More specifically, in some embodiments, during the first communication window 205a, the central device 105 transmits 210 a broadcast packet 210. All of the peripherals 110 in the group receive 215 the broadcast packet. In some embodiments, each peripheral processes the broadcast packet as described below. During the subsequent windows 205b-205e, the central device 105 receives 220 packets from the peripherals 110, and the peripheral devices 110 transmit 225a in response to the broadcast packet. Specifically, during the second window 205b, peripheral P1 110a transmits 225d, while the remaining peripherals 110b-110 remain in listen mode or have their radios off 230a-230c. Likewise, during the third window 205c, peripheral P2 110b transmits 225b, while the other peripherals 110a, 110c, 110d are in listen mode or have radios off 230d-230f.

During the fourth window 205d, peripheral P3 110c transmits 225c, while the other peripherals 110a, 110b, 110d are in listen mode or have radios off. Notably, peripheral P3 110c does not require the entire window to transmit. Nonetheless, because of the fixed length of the window 205d, all other peripherals 110a, 110b, 110d remain in listen/off mode 230g-230i for the entire length of the window 205d. After transmitting 225c, peripheral P3 110c might enter listen/off mode 230j as well. Then, at the beginning of the fifth window, peripheral P4 110d transmits 225d, while the other peripherals 110a-110c are in listen/off mode 230k-230m. After the fifth window 205e, the repeating, fixed schedule 200 repeats with a subsequent cycle.
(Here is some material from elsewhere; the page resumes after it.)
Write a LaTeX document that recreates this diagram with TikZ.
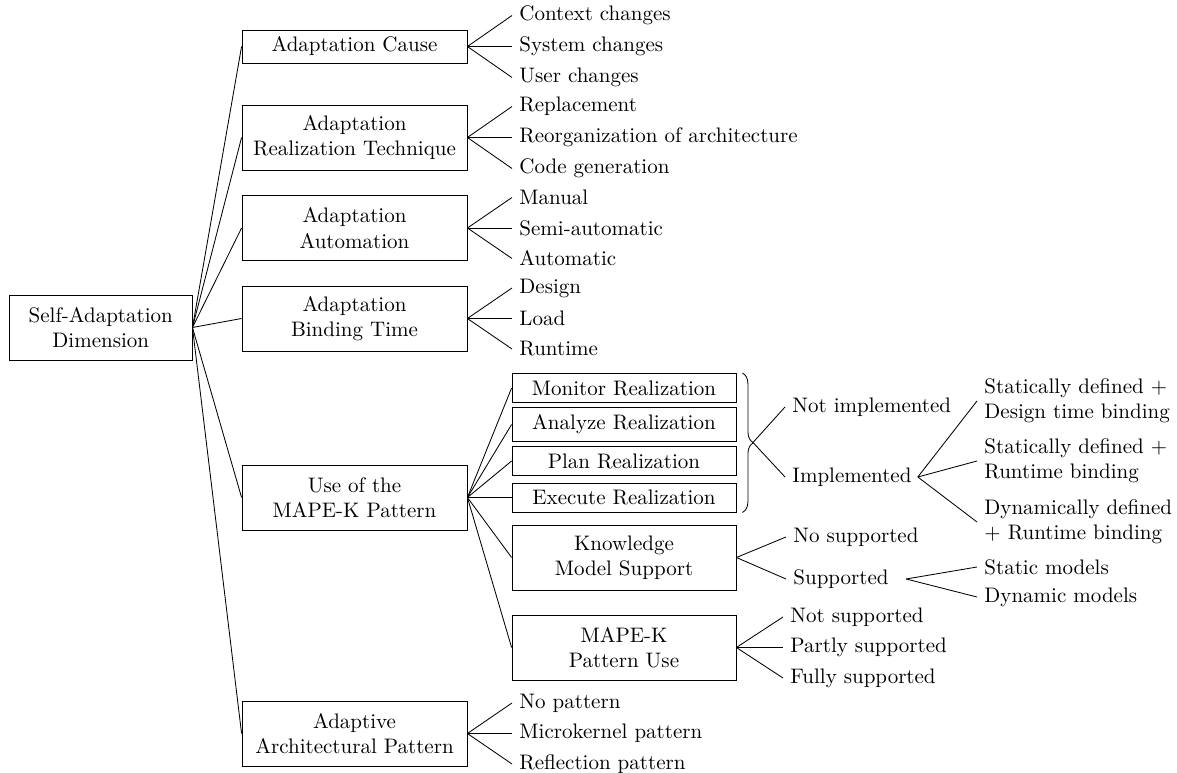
\documentclass[tikz,border=0pt]{standalone}
\usetikzlibrary{decorations.pathreplacing}
\begin{document}
\begin{tikzpicture}[x=0.476pt,y=-0.476pt,
  box/.style={draw, align=center, inner sep=3.33pt},
  bigbox/.style={box, minimum width=107.1pt},
  subbox/.style={box, minimum width=106.6pt},
  tall/.style={minimum height=31pt},
  leaf/.style={anchor=west, inner sep=3.33pt},
  multileaf/.style={leaf, align=left},
  link/.style={draw}]
\useasboundingbox (0,0) rectangle (1177,773);
% root
\node[box, minimum width=86.9pt, tall] (root) at (100.75,327.5) {Self-Adaptation\\Dimension};
% level 1
\node[bigbox] (cause) at (354.5,46.5) {Adaptation Cause};
\node[bigbox,tall] (tech) at (354.5,137.5) {Adaptation\\Realization Technique};
\node[bigbox,tall] (auto) at (354.5,228) {Adaptation\\Automation};
\node[bigbox,tall] (bind) at (354.5,318.5) {Adaptation\\Binding Time};
\node[bigbox,tall] (mape) at (354.5,497.5) {Use of the\\MAPE-K Pattern};
\node[bigbox,tall] (arch) at (354.5,733.5) {Adaptive\\Architectural Pattern};
\foreach \n in {cause,tech,auto,bind,mape,arch} \draw[link] (root.east) -- (\n.west);
% cause leaves
\node[leaf] (c1) at (512,15.5) {Context changes};
\node[leaf] (c2) at (512,46.5) {System changes};
\node[leaf] (c3) at (512,77.5) {User changes};
\foreach \n in {c1,c2,c3} \draw[link] (cause.east) -- (\n.west);
% technique leaves
\node[leaf] (t1) at (512,106.5) {Replacement};
\node[leaf] (t2) at (512,137.5) {Reorganization of architecture};
\node[leaf] (t3) at (512,168.5) {Code generation};
\foreach \n in {t1,t2,t3} \draw[link] (tech.east) -- (\n.west);
% automation leaves
\node[leaf] (a1) at (512,197.5) {Manual};
\node[leaf] (a2) at (512,228) {Semi-automatic};
\node[leaf] (a3) at (512,258.5) {Automatic};
\foreach \n in {a1,a2,a3} \draw[link] (auto.east) -- (\n.west);
% binding leaves
\node[leaf] (b1) at (512,288) {Design};
\node[leaf] (b2) at (512,318.5) {Load};
\node[leaf] (b3) at (512,349) {Runtime};
\foreach \n in {b1,b2,b3} \draw[link] (bind.east) -- (\n.west);
% architecture leaves
\node[leaf] (p1) at (512,703) {No pattern};
\node[leaf] (p2) at (512,733.5) {Microkernel pattern};
\node[leaf] (p3) at (512,764) {Reflection pattern};
\foreach \n in {p1,p2,p3} \draw[link] (arch.east) -- (\n.west);
% MAPE-K sub boxes
\node[subbox] (mon) at (624,388) {Monitor Realization};
\node[subbox] (ana) at (624,424.5) {Analyze Realization};
\node[subbox] (pla) at (624,461) {Plan Realization};
\node[subbox] (exe) at (624,497.5) {Execute Realization};
\node[subbox,tall] (know) at (624,557.5) {Knowledge\\Model Support};
\node[subbox,tall] (puse) at (624,647.5) {MAPE-K\\Pattern Use};
\foreach \n in {mon,ana,pla,exe,know,puse} \draw[link] (mape.east) -- (\n.west);
% brace
\draw[decorate, decoration={brace, amplitude=5.2pt}] ([xshift=2.9pt]mon.north east) -- ([xshift=2.9pt]exe.south east);
\coordinate (tip) at (753,442.5);
\node[leaf] (notimpl) at (785,407) {Not implemented};
\node[leaf] (impl) at (785,477) {Implemented};
\draw[link] (tip) -- (notimpl.west);
\draw[link] (tip) -- (impl.west);
\node[multileaf] (i1) at (977,401) {Statically defined +\\Design time binding};
\node[multileaf] (i2) at (977,461) {Statically defined +\\Runtime binding};
\node[multileaf] (i3) at (977,522) {Dynamically defined\\+ Runtime binding};
\foreach \n in {i1,i2,i3} \draw[link] ([xshift=-0.5pt]impl.east) -- (\n.west);
% knowledge leaves
\node[leaf] (k1) at (786,537) {No supported};
\node[leaf] (k2) at (786,579) {Supported};
\draw[link] (know.east) -- (k1.west);
\draw[link] (know.east) -- (k2.west);
\node[leaf] (s1) at (977,567) {Static models};
\node[leaf] (s2) at (977,597) {Dynamic models};
\draw[link] ([xshift=4.8pt]k2.east) -- (s1.west);
\draw[link] ([xshift=4.8pt]k2.east) -- (s2.west);
% pattern use leaves
\node[leaf] (u1) at (783,617) {Not supported};
\node[leaf] (u2) at (783,647.5) {Partly supported};
\node[leaf] (u3) at (783,678) {Fully supported};
\foreach \n in {u1,u2,u3} \draw[link] (puse.east) -- (\n.west);
\end{tikzpicture}
\end{document}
As used herein, the term “cycle” refers to a single period or iteration of a fixed, repeating schedule. For example, FIG. 2B illustrates a timing diagram showing two full cycles 250a, 250b of the repeating, fixed schedule of FIG. 2A. Thus, the first cycle 250a includes communication windows 205a-205e, while the second cycle 250b includes communication windows 255a-255e, which are identical to windows 205a-205e of the first cycle 250a. As noted below, these cycles repeat until a device (typically the central device) modifies the repeating, fixed schedule.

In other embodiments, rather than a fixed length of time, the central device 105 might specify a fixed schedule defined by a fixed payload size for each packet sent by the devices 105, 110. As an example, FIG. 3 illustrates a repeating, fixed schedule 300 that employs a fixed payload size 305, followed by an interframe space. The fixed payload size might be a defined maximum (and/or exact) length of the message payload (which might or might not, depending on how the payload is defined, include all headers and/or trailers), and in a fixed payload schedule, each device is allotted a sufficient communication window to transmit that payload. The window might end when the central device has received the number of bits or bytes specified as the fixed payload. In some cases, the interframe space can be T_IFS, as defined in the BCS (e.g., 150 μs in Bluetooth 4 and Bluetooth 5.). Other than the difference in timing mechanisms, the schedule 300 of FIG. 3 operates similarly to the schedule 200 of FIG. 2A, except that the central device 105 and each peripheral 110 transmits a packet of a fixed length specified by the central device 105, rather than transmitting for a maximum duration specified by the central device 105. This means, for example, that peripheral P3 110c, in this case, transmits a full packet of the fixed length, rather than merely transmitting for a portion of a fixed time-based window (such as the window 205d of FIG. 2A), even if it does not require the entire packet for the response.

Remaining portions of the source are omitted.